En moins de huit ans, l’encours de la mourabaha immobilière a connu une progression spectaculaire, portée par une demande croissante de logements, notamment dans les classes moyennes urbaines. L’essor actuel reflète aussi une tendance mondiale : la finance islamique, estimée à plus de 3 000 milliards de dollars, séduit par sa promesse d’éthique et de partage du risque, même si la réalité montre une proximité opérationnelle avec les produits bancaires traditionnels.
La solvabilité des ménages, talon d’Achille du modèle
L’augmentation du financement participatif ne doit pas masquer un contexte social fragile. Selon le Haut-Commissariat au Plan, près d’un tiers des ménages marocains se déclarent en difficulté pour couvrir leurs dépenses essentielles. Le chômage des jeunes, supérieur à 30 %, et l’érosion du pouvoir d’achat due à l’inflation alimentaire accentuent cette vulnérabilité.
Dans ce cadre, l’attrait pour la mourabaha immobilière révèle une aspiration profonde à l’accession à la propriété, perçue comme un levier de sécurité sociale et patrimoniale. Mais il comporte un risque : celui d’une charge financière durablement élevée. Les taux appliqués, bien que légèrement en baisse au deuxième trimestre 2025 (4,68 % pour l’habitat), restent supérieurs aux revenus disponibles pour une large frange de la population.
Les banques, conscientes de cette tension, ont assoupli leurs conditions d’octroi, comme l’a relevé Bank Al-Maghrib au premier trimestre 2025. Mais ce mouvement pourrait avoir pour effet pervers de fragiliser davantage la solvabilité des emprunteurs.

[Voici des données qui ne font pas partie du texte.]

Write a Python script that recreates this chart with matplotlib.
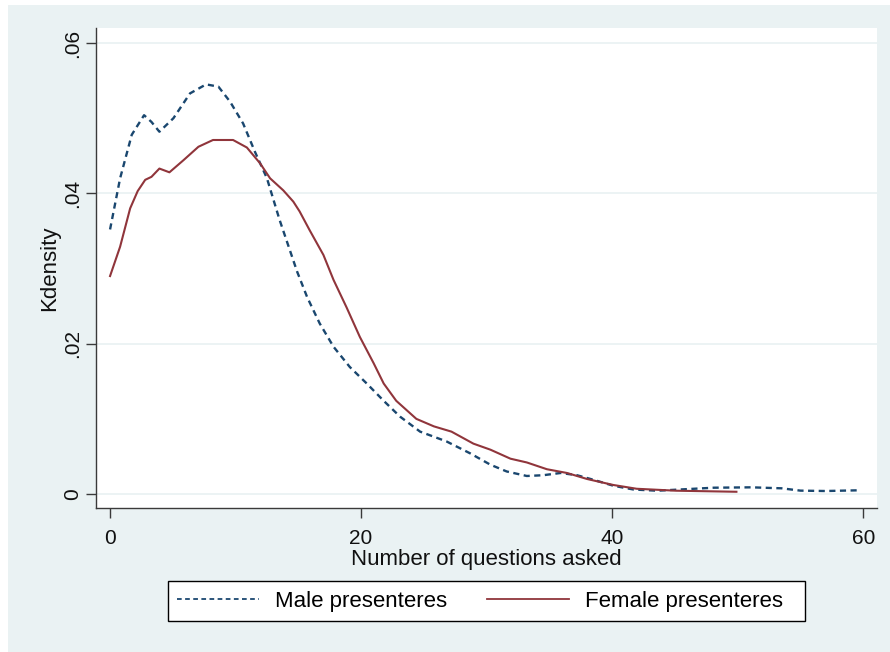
import numpy as np
import matplotlib
matplotlib.use('Agg')
import matplotlib.pyplot as plt
from matplotlib.patches import Rectangle

plt.rcParams['font.family'] = ['Liberation Sans', 'DejaVu Sans']

# kernel density of questions asked, by presenter gender
male_x = [0, 0.8, 1.73, 2.71, 3.3, 3.93, 5.05, 6.37, 7.65, 8.63, 9.56, 10.6,
          11.55, 12.5, 13.5, 14.9, 15.7, 16.7, 17.8, 19.1, 20.45, 21.8, 23.1,
          24.7, 26.8, 28.7, 30.3, 31.6, 33.2, 34.5, 35.9, 37.2, 38.5, 40.1,
          41.7, 43.6, 45.4, 48.1, 51.1, 53.5, 55, 57, 59.8]
male_y = [0.0352, 0.0420, 0.0478, 0.0504, 0.0495, 0.0482, 0.0500, 0.0533,
          0.0545, 0.0542, 0.0522, 0.0493, 0.0455, 0.0420, 0.0365, 0.0296,
          0.0262, 0.0227, 0.0196, 0.0169, 0.0147, 0.0124, 0.0103, 0.0083,
          0.0070, 0.0054, 0.0039, 0.0030, 0.0024, 0.0025, 0.0028, 0.0025,
          0.0019, 0.0011, 0.0006, 0.00044, 0.0006, 0.00084, 0.00089, 0.00076,
          0.00045, 0.0004, 0.0005]

female_x = [0, 0.8, 1.6, 2.2, 2.8, 3.3, 3.93, 4.73, 5.84, 7.04, 8.2, 9.8,
            10.9, 11.95, 12.75, 13.8, 14.6, 15.1, 15.9, 17.0, 17.8, 18.85,
            19.9, 21.0, 21.8, 22.8, 24.4, 25.8, 27.2, 28.95, 30.3, 31.9, 33.2,
            34.8, 36.4, 38.0, 40.1, 41.95, 45.1, 49.9]
female_y = [0.0290, 0.0329, 0.0380, 0.0403, 0.0418, 0.0422, 0.0433, 0.0428,
            0.0444, 0.0462, 0.0471, 0.0471, 0.0461, 0.0440, 0.0420, 0.0404,
            0.0389, 0.0376, 0.0351, 0.0318, 0.0285, 0.0248, 0.0209, 0.0174,
            0.0147, 0.0124, 0.0100, 0.0090, 0.0083, 0.0067, 0.0059, 0.0047,
            0.0042, 0.0033, 0.0028, 0.0020, 0.0012, 0.0007, 0.00044, 0.0003]

xticks = [0, 20, 40, 60]
yticks = [0, 0.02, 0.04, 0.06]
ytick_labels = ['0', '.02', '.04', '.06']

bg = '#eaf2f3'
navy = '#1a476f'
maroon = '#90353b'

W, H = 890, 652
fig = plt.figure(figsize=(W / 100, H / 100), dpi=100, facecolor='white')
fig.patches.append(Rectangle((8 / W, 0), 1 - 8 / W, 1 - 5 / H,
                             transform=fig.transFigure, facecolor=bg,
                             edgecolor='none', zorder=-10))

ax = fig.add_axes([96 / W, 1 - 508 / H, (877 - 96) / W, (508 - 28) / H])
ax.set_facecolor('white')

ax.plot(male_x, male_y, color=navy, lw=1.7, dashes=(2.6, 1.9),
        label='Male presenteres')
ax.plot(female_x, female_y, color=maroon, lw=1.5, label='Female presenteres')

ax.set_xlim(-1.12, 61.1)
ax.set_ylim(-0.00186, 0.062)
ax.set_xticks(xticks)
ax.set_yticks(yticks)
ax.set_yticklabels(ytick_labels, rotation=90, va='center')

ax.yaxis.grid(True, color=bg, lw=1.3)
ax.set_axisbelow(True)
for s in ['top', 'right']:
    ax.spines[s].set_visible(False)
for s in ['left', 'bottom']:
    ax.spines[s].set_color('#3a3a3a')
    ax.spines[s].set_linewidth(1.0)

ax.tick_params(axis='both', direction='out', length=7, width=1.0,
               color='#3a3a3a', labelsize=15, labelcolor='#111111')
ax.tick_params(axis='x', pad=8)
ax.tick_params(axis='y', pad=3)

ax.set_xlabel('Number of questions asked', fontsize=16, labelpad=1, color='#111111')
ax.set_ylabel('Kdensity', fontsize=16, labelpad=2, color='#111111')

# legend box drawn separately so its size is fixed
fig.patches.append(Rectangle((168 / W, 1 - 621 / H), (805 - 168) / W, 40 / H,
                             transform=fig.transFigure, facecolor='white',
                             edgecolor='black', lw=1.0, zorder=5))
leg = fig.legend(loc='center left', bbox_to_anchor=(177 / W, 1 - 601 / H),
                 ncol=2, fontsize=16, frameon=False,
                 handlelength=3.7, handletextpad=0.7, columnspacing=1.8,
                 borderpad=0, borderaxespad=0)
leg.set_zorder(6)
for line in leg.get_lines():
    line.set_linewidth(1.3)

fig.savefig('out.png', dpi=100, facecolor=fig.get_facecolor())
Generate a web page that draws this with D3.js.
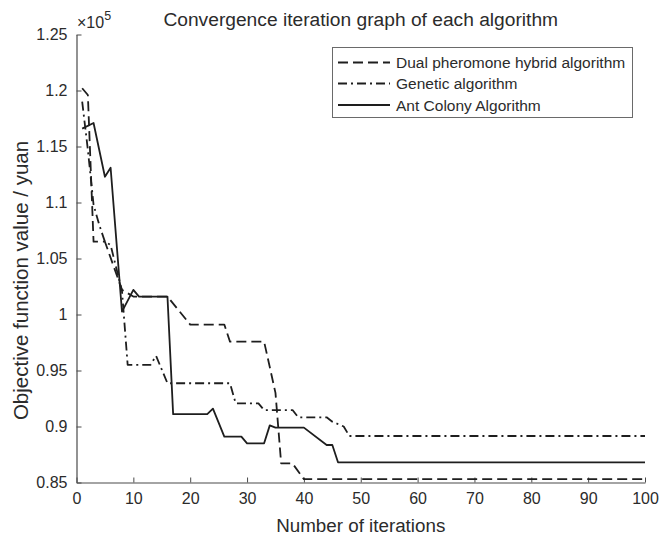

Le financement participatif s’inscrit dans la stratégie de diversification financière portée par le gouvernement et les autorités monétaires. La loi-cadre relative à la réforme fiscale, adoptée en 2021, a prévu des mécanismes d’incitation pour stimuler l’émergence de produits participatifs, dans le but de mieux capter l’épargne nationale et de dynamiser le secteur du logement.
Toutefois, les résultats restent ambivalents. D’un côté, l’essor des encours traduit une réelle insertion de ces produits dans le système bancaire ; de l’autre, il souligne la dépendance persistante du marché immobilier à l’endettement, au détriment d’une politique globale de logement social et d’accès abordable. Le financement participatif apparaît alors comme un palliatif, plus que comme une réponse structurelle à la crise du logement.